Mari Sousa, que ganha a vida a cuidar de idosos e crianças no Rochedo, também passou por algo parecido naquela altura: não conseguiu ir ao funeral da avó. O apelido português ajuda a desvendar a sua história: na década de 1930, a avó caminhou durante dias ao longo desde Olhão, no Algarve, até Gibraltar, com duas crianças pequenas, num grupo de muitos portugueses.
Para esta espanhola na casa dos 60 anos, as incertezas são muitas: “não sabemos como é que as coisas vão ficar, quanto ao Brexit nada sabemos. Estamos a perder bastante dinheiro e estão a dizer que a libra ainda vai baixar mais. Nós vivemos junto ao Rochedo e é o Rochedo que nos dá de comer. Espanha não nos dá nada”.
A verdade é que ambos os lados da fronteira dependem entre si: se os habitantes de La Línea e de outras cidades da zona do Campo de Gibraltar precisam do emprego de Gibraltar, o território também só prospera se tiver força de trabalho disponível.
O presidente da Associação de Trabalhadores Espanhóis em Gibraltar, Juan Jose Uceda, estima que o número de trabalhadores que entram todos os dias em Gibraltar para trabalhar atinja os 16 mil: é que, além dos 10.600 trabalhadores espanhóis que atravessam a fronteira, há muitos outros europeus, incluindo portugueses.
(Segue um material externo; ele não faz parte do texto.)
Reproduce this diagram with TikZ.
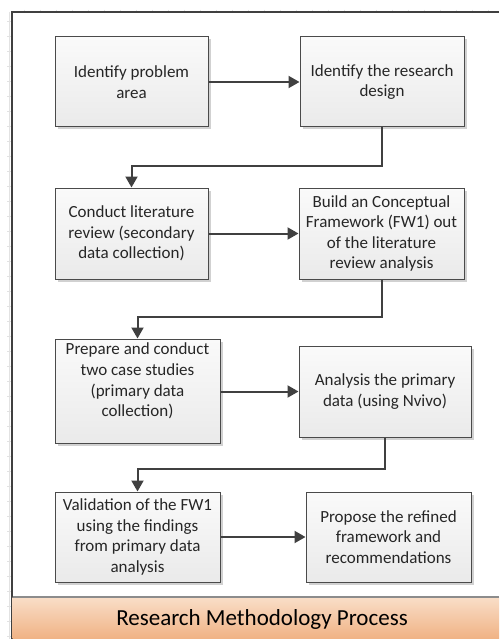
\documentclass[tikz,border=0pt]{standalone}
\usepackage{fontspec}
\setmainfont{Carlito}
\usetikzlibrary{arrows.meta,shadows}
\definecolor{edgegray}{HTML}{4A4A4A}
\definecolor{linegray}{HTML}{404040}
\definecolor{textgray}{HTML}{262626}
\definecolor{boxtop}{HTML}{FAFAFA}
\definecolor{boxbot}{HTML}{EAEAEA}
\definecolor{bandtop}{HTML}{F9DEC8}
\definecolor{bandbot}{HTML}{F0B284}
\definecolor{rulegray}{HTML}{E2E2E2}
\tikzset{
  stepbox/.style={draw=edgegray, line width=1pt, top color=boxtop, bottom color=boxbot,
    drop shadow={shadow xshift=2.5pt, shadow yshift=-2.5pt, fill=black, opacity=0.18},
    inner sep=0pt},
  steptext/.style={align=center, text=textgray, font=\fontsize{17}{20.6}\selectfont, inner sep=0pt},
  flow/.style={draw=linegray, line width=2pt, -{Triangle[length=11pt,width=12pt]}},
}
\begin{document}
\begin{tikzpicture}[x=1pt,y=-1pt]
\useasboundingbox (0,0) rectangle (499,639);
\fill[white] (0,0) rectangle (499,639);

% faint ruler marks along the page edges
\draw[rulegray, line width=0.8pt] (9,12) -- (9,639);
\foreach \t in {21,36,...,636} \draw[rulegray, line width=0.8pt] (7,\t) -- (12,\t);
\foreach \t in {24,40,...,496} \draw[rulegray, line width=0.8pt] (\t,10) -- (\t,12);

% page frame
\draw[linegray, line width=1.2pt] (499,12) -- (12,12) -- (12,639);

% title band
\shade[top color=bandtop, bottom color=bandbot] (12.6,597) rectangle (499,639);
\draw[color={rgb,255:red,140;green,140;blue,140}, line width=2pt] (12.6,597) -- (499,597);
\node[text=black, font=\fontsize{23}{27}\selectfont, inner sep=0pt] (title) at (262,619) {Research Methodology Process};

% process steps
\node[stepbox, minimum width=153pt, minimum height=90pt] (b1) at (131.5,82) {};
\node[steptext] (t1) at (b1.center) {Identify problem\\area};
\node[stepbox, minimum width=164pt, minimum height=90pt] (b2) at (382,82) {};
\node[steptext] (t2) at (b2.center) {Identify the research\\design};

\node[stepbox, minimum width=153pt, minimum height=91pt] (b3) at (131.5,233.5) {};
\node[steptext] (t3) at (b3.center) {Conduct literature\\review (secondary\\data collection)};
\node[stepbox, minimum width=165pt, minimum height=91pt] (b4) at (381.5,233.5) {};
\node[steptext] (t4) at (b4.center) {Build an Conceptual\\Framework (FW1) out\\of the literature\\review analysis};

\node[stepbox, minimum width=165pt, minimum height=104pt] (b5) at (137.5,391) {};
\node[steptext] (t5) at (137.5,381) {Prepare and conduct\\two case studies\\(primary data\\collection)};
\node[stepbox, minimum width=172pt, minimum height=91pt] (b6) at (385,391.5) {};
\node[steptext] (t6) at (b6.center) {Analysis the primary\\data (using Nvivo)};

\node[stepbox, minimum width=165pt, minimum height=90pt] (b7) at (137.5,537) {};
\node[steptext] (t7) at (b7.center) {Validation of the FW1\\using the findings\\from primary data\\analysis};
\node[stepbox, minimum width=165pt, minimum height=90pt] (b8) at (388.5,537) {};
\node[steptext] (t8) at (b8.center) {Propose the refined\\framework and\\recommendations};

% connectors
\coordinate (k1) at (0,166);
\coordinate (k2) at (0,317);
\coordinate (k3) at (0,469);
\draw[flow] (b1.east) -- (b2.west);
\draw[flow] (b2.south) -- (b2.south |- k1) -| (b3.north);
\draw[flow] (b3.east) -- (b4.west);
\draw[flow] (b4.south) -- (b4.south |- k2) -| (b5.north);
\draw[flow] (b5.east |- b6.west) -- (b6.west);
\draw[flow] (b6.south) -- (b6.south |- k3) -| (b7.north);
\draw[flow] (b7.east) -- (b8.west);
\end{tikzpicture}
\end{document}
Filipe Silva, um dos cerca de 500 portugueses que residem em La Línea e trabalham em Gibraltar, assume que existe preocupação em torno do Brexit, porque ainda não se sabe como o processo pode afetar as empresas lá instaladas e que geram muito dinheiro, sobretudo as financeiras e de jogo.
Há cinco anos numa empresa de apostas online, Filipe tira partido da vantagem de ganhar um salário mais alto em Gibraltar e arrendar um apartamento relativamente barato em La Línea. “Essa é uma das grandes vantagens de estar aqui”, diz.
O presidente do Grupo Transfronteiriço, Lionel Chipolina, nascido e criado em Gibraltar, mostra-se preocupado que no pós-Brexit o pequeno território não tenha capacidade de empregar a quantidade de pessoas que atualmente emprega do outro lado, o que seria desastroso para ambos.
Eventuais restrições ao livre trânsito de pessoas, já que com o Brexit o acesso a Gibraltar passa a ser uma fronteira fora da UE, podem repetir os cenários de longas filas de espera, causando o “caos” na dinâmica económica e social de toda a área, nota Lorenzo Pérez-Periáñez, presidente da Associação de Pequenas e Médias Empresas de La Línea.
O alcaide de La Línea, Juan Franco, admite que existe preocupação e incerteza relativamente ao Brexit e diz mesmo que já se começa a sentir na cidade um efeito negativo da anunciada retirada do Reino Unido, com a desvalorização da libra, que tem provocado quebras no consumo.